Após enunciar essa ordem temática, Guimarães Rosa se dizia preocupado em face de um problema de “ordem mais ampla: o da própria composição do rol de matérias ou assuntos que devam figurar no exame” [3]. Havia necessidade de se definir “cultura geral”, problema que Guimarães Rosa colocou da seguinte forma:

O que bem pode ser que desconvenha, entretanto, é, a meu ver, a adoção de uma prova denominada “de Cultura Geral” e versando naquelas 8 matérias, tomadas de modo estanque. Além de que isso equivale a restringir o Instituto, motu proprio, um plano de que dispõe para melhor comparar o valor dos candidatos, a solução, em si algo arbitrária, poderá dar a impressão, verdadeiramente, anti-cultural, de estar-se pretendendo reduzir às proporções e ao modus de um currículo escolar, ou de limitado conjunto de currículos, a teoricamente ilimitável composição do saber que pelo nome de Cultura Geral comumente se entende. O exame de Cultura Geral terá de levar em conta muito mais. Por definição, não poderia ela fechar-se a manifestações de erudição em quaisquer ramos do saber humano. E além disso, deve prestar-se a medir, a cada examinando, não só o cabedal de informações, em si, mas, tanto quanto possível, também a coordenação entre os diversos conhecimentos, sua comunicabilidade, sua dinâmica capacidade associativa[4].

Do ponto de vista mais operacional, Guimarães Rosa, preocupava-se com as provas orais, que não recomendava:

Além de que crescente é o descrédito em que vão sendo tidas, em geral, as provas orais, é de compreender-se que, em exame tão complexo e de delicado julgamento, como é o de Cultura Geral (para a qual não há comumente professores especializados), a prova oral, por sua momentaneidade, mais se presta a vícios de apreciação. Tratando-se de um exame para fins apenas de classificação — no qual, portanto, a comparação é tudo — ainda mais avulta esse inconveniente. Nem nos esqueçamos — pensando nas inevitáveis reclamações e nos recursos — de que, na prática, os aparelhos de registro do exame, em comparação menos imperfeita e um julgamento exato, deveriam os candidatos — conforme se procede nos concursos para professores, nas escolas superiores e outros estabelecimentos de ensino — discorrer sobre os mesmos pontos; e tal processo seria complicado, difícil, se não impossível. Por essas razões, e ainda outras, creio de desejar-se não seja adotada a prova oral, mas sim a prova escrita[5].

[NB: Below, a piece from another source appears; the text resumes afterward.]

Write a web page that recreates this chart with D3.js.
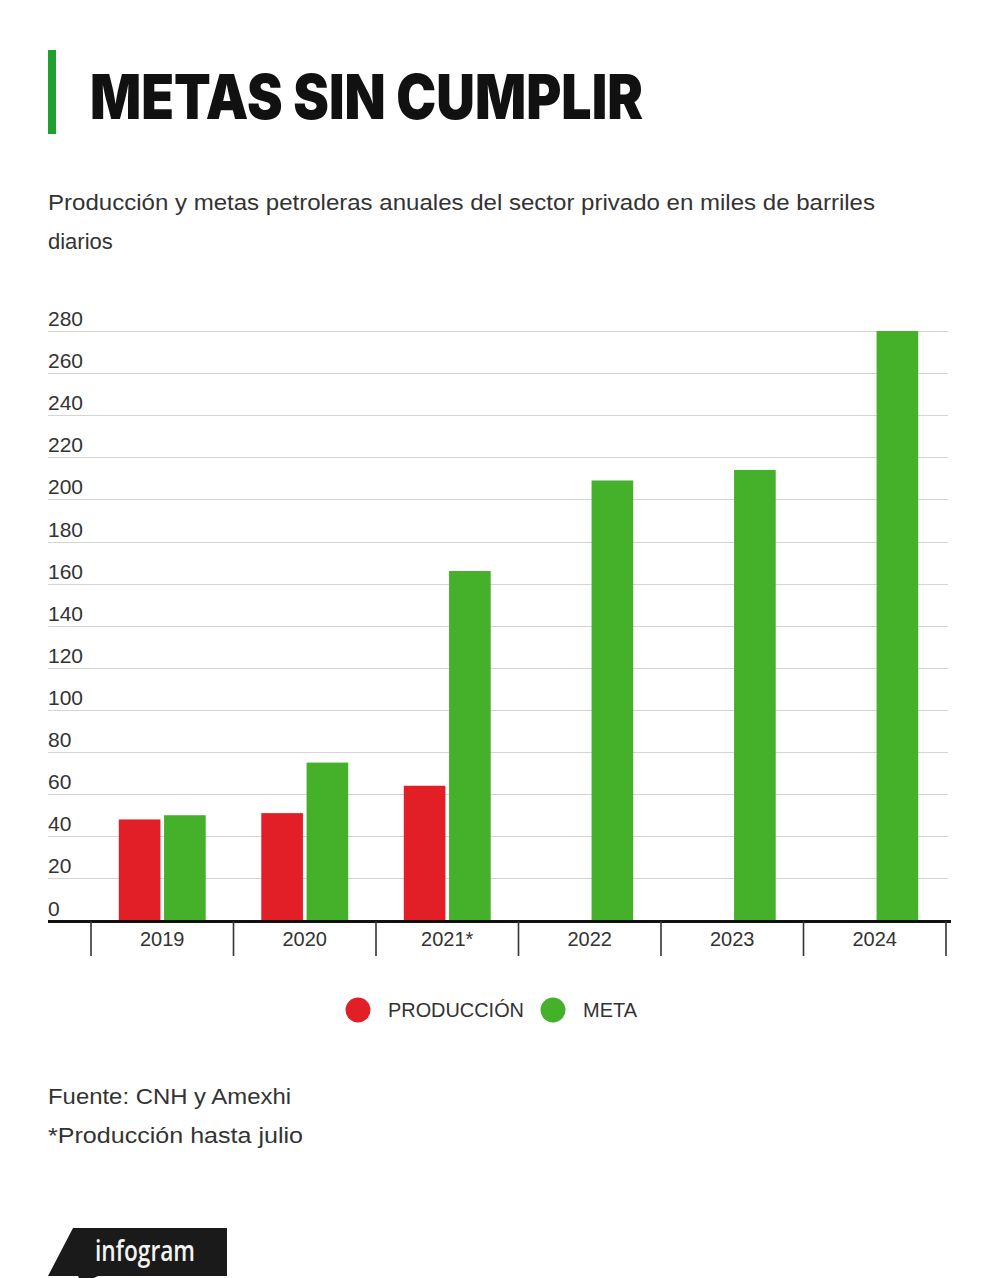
<!DOCTYPE html>
<html>
<head>
<meta charset="utf-8">
<script src="https://cdn.jsdelivr.net/npm/d3@7/dist/d3.min.js"></script>
<style>
  html, body { margin: 0; padding: 0; background: #fff; }
  svg { display: block; }
</style>
</head>
<body>
<svg id="chart" width="1000" height="1278"></svg>
<script>
// ---- Data ----
const categories = ["2019", "2020", "2021*", "2022", "2023", "2024"];
const seriesNames = ["PRODUCCIÓN", "META"];
const produccion = [48, 51, 64, null, null, null];
const meta = [50, 75, 166, 209, 214, 280];
const yTickValues = [0, 20, 40, 60, 80, 100, 120, 140, 160, 180, 200, 220, 240, 260, 280];
const seriesColors = ["#e21f27", "#45b02a"];

const titleText = "METAS SIN CUMPLIR";
const subtitleLines = [
  "Producción y metas petroleras anuales del sector privado en miles de barriles",
  "diarios"
];
const notes = ["Fuente: CNH y Amexhi", "*Producción hasta julio"];

// ---- Setup ----
const svg = d3.select("#chart");
const font = "'Liberation Sans', Arial, sans-serif";

// Title accent bar
svg.append("rect").attr("x", 48).attr("y", 50).attr("width", 8).attr("height", 84).attr("fill", "#1fa02f");

svg.append("text")
  .attr("x", 90).attr("y", 119)
  .attr("font-family", "Inter, 'Liberation Sans', sans-serif")
  .attr("font-weight", 900)
  .attr("font-size", 62)
  .attr("fill", "#111")
  .attr("textLength", 553)
  .attr("lengthAdjust", "spacingAndGlyphs")
  .text(titleText);

svg.selectAll("text.sub").data(subtitleLines).enter().append("text")
  .attr("class", "sub")
  .attr("x", 48).attr("y", (d, i) => 210 + i * 39)
  .attr("font-family", font)
  .attr("font-size", 22)
  .attr("fill", "#333")
  .each(function(d, i) { if (i === 0) d3.select(this).attr("textLength", 827).attr("lengthAdjust", "spacingAndGlyphs"); })
  .text(d => d);

// ---- Scales ----
const x0 = d3.scaleBand().domain(categories).range([91, 946]).padding(0);
const groupW = x0.bandwidth() * 0.61;
const x1 = d3.scaleBand().domain(seriesNames)
  .range([(x0.bandwidth() - groupW) / 2, (x0.bandwidth() + groupW) / 2])
  .paddingInner(0.08);
const y = d3.scaleLinear().domain([0, 280]).range([920.5, 331]);

// Gridlines + y labels
const grid = svg.append("g");
grid.selectAll("line").data(yTickValues.filter(v => v > 0)).enter().append("line")
  .attr("x1", 48).attr("x2", 948)
  .attr("y1", d => Math.round(y(d)) + 0.5).attr("y2", d => Math.round(y(d)) + 0.5)
  .attr("stroke", "#d4d4d4").attr("stroke-width", 1);
grid.selectAll("text").data(yTickValues).enter().append("text")
  .attr("x", 48).attr("y", d => y(d) - 5)
  .attr("font-family", font).attr("font-size", 21).attr("fill", "#333")
  .text(d => d);

// Bars
const rows = categories.map((c, i) => ({ cat: c, values: [produccion[i], meta[i]] }));
const groups = svg.append("g").selectAll("g").data(rows).enter().append("g")
  .attr("transform", d => `translate(${x0(d.cat)},0)`);
groups.selectAll("rect")
  .data(d => d.values.map((v, j) => ({ name: seriesNames[j], v, j })).filter(e => e.v != null))
  .enter().append("rect")
  .attr("x", e => x1(e.name))
  .attr("width", x1.bandwidth())
  .attr("y", e => y(e.v))
  .attr("height", e => y(0) - y(e.v))
  .attr("fill", e => seriesColors[e.j]);

// X axis
svg.append("line").attr("x1", 48).attr("x2", 951).attr("y1", 921.5).attr("y2", 921.5)
  .attr("stroke", "#111").attr("stroke-width", 3);
const boundaries = categories.map(c => x0(c)).concat([x0(categories[categories.length - 1]) + x0.bandwidth()]);
svg.append("g").selectAll("line").data(boundaries).enter().append("line")
  .attr("x1", d => d).attr("x2", d => d).attr("y1", 921).attr("y2", 956)
  .attr("stroke", "#333").attr("stroke-width", 1.6);
svg.append("g").selectAll("text").data(categories).enter().append("text")
  .attr("x", d => x0(d) + x0.bandwidth() / 2).attr("y", 946)
  .attr("text-anchor", "middle")
  .attr("font-family", font).attr("font-size", 20).attr("fill", "#333")
  .text(d => d);

// Legend
const legendPos = [358, 553];
const lg = svg.append("g").selectAll("g").data(seriesNames).enter().append("g")
  .attr("transform", (d, i) => `translate(${legendPos[i]},1010)`);
lg.append("circle").attr("r", 12.5).attr("fill", (d, i) => seriesColors[i]);
lg.append("text").attr("x", 30).attr("y", 7)
  .attr("font-family", font).attr("font-size", 19.5).attr("fill", "#333")
  .attr("textLength", (d, i) => i === 0 ? 136 : 54)
  .attr("lengthAdjust", "spacingAndGlyphs")
  .text(d => d);

// Notes
svg.selectAll("text.note").data(notes).enter().append("text")
  .attr("class", "note")
  .attr("x", 48).attr("y", (d, i) => 1104 + i * 39)
  .attr("font-family", font).attr("font-size", 22.5).attr("fill", "#333")
  .attr("textLength", (d, i) => i === 0 ? 243 : 255)
  .attr("lengthAdjust", "spacingAndGlyphs")
  .text(d => d);

// infogram logo
svg.append("path").attr("d", "M73,1228 L227,1228 L227,1276 L48,1276 Z").attr("fill", "#1a1a1a");
svg.append("path").attr("d", "M78,1276 L98,1276 L82,1284 Z").attr("fill", "#1a1a1a");
svg.append("text").attr("x", 95).attr("y", 1261)
  .attr("font-family", "'Open Sans', sans-serif").attr("font-weight", 600)
  .attr("font-size", 28).attr("fill", "#f2f2f2")
  .attr("textLength", 100).attr("lengthAdjust", "spacingAndGlyphs")
  .text("infogram");
</script>
</body>
</html>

Guimarães Rosa defendia as provas escritas, organizadas de forma dissertativa. Para o escritor e diplomata mineiro, a finalidade do exame seria “medir o índice efetivo de conhecimento do candidato, sem as limitações de uma preparação interessada”.

Escrito há 60 anos, esse memorando de Guimarães Rosa sobre as provas do Instituto Rio Branco revela uma preocupação recorrente quanto a fórmulas de seleção de servidores públicos de altíssimo nível intelectual.


[1] Conferir Araújo, Heloísa Vilhena de, Guimarães Rosa: Diplomata, Brasília: Fundação Alexandre de Gusmão, 2007.

[2] Rosa, João Guimarães, Notas para o Programa de Concurso de Provas, in Araújo, Heloísa Vilhena de, cit., p. 211.

[3] Rosa, João Guimarães, cit., loc. cit.

[4] Rosa, João Guimarães, cit., p. 212.

[5] Rosa, João Guimarães, cit., pp. 214-215.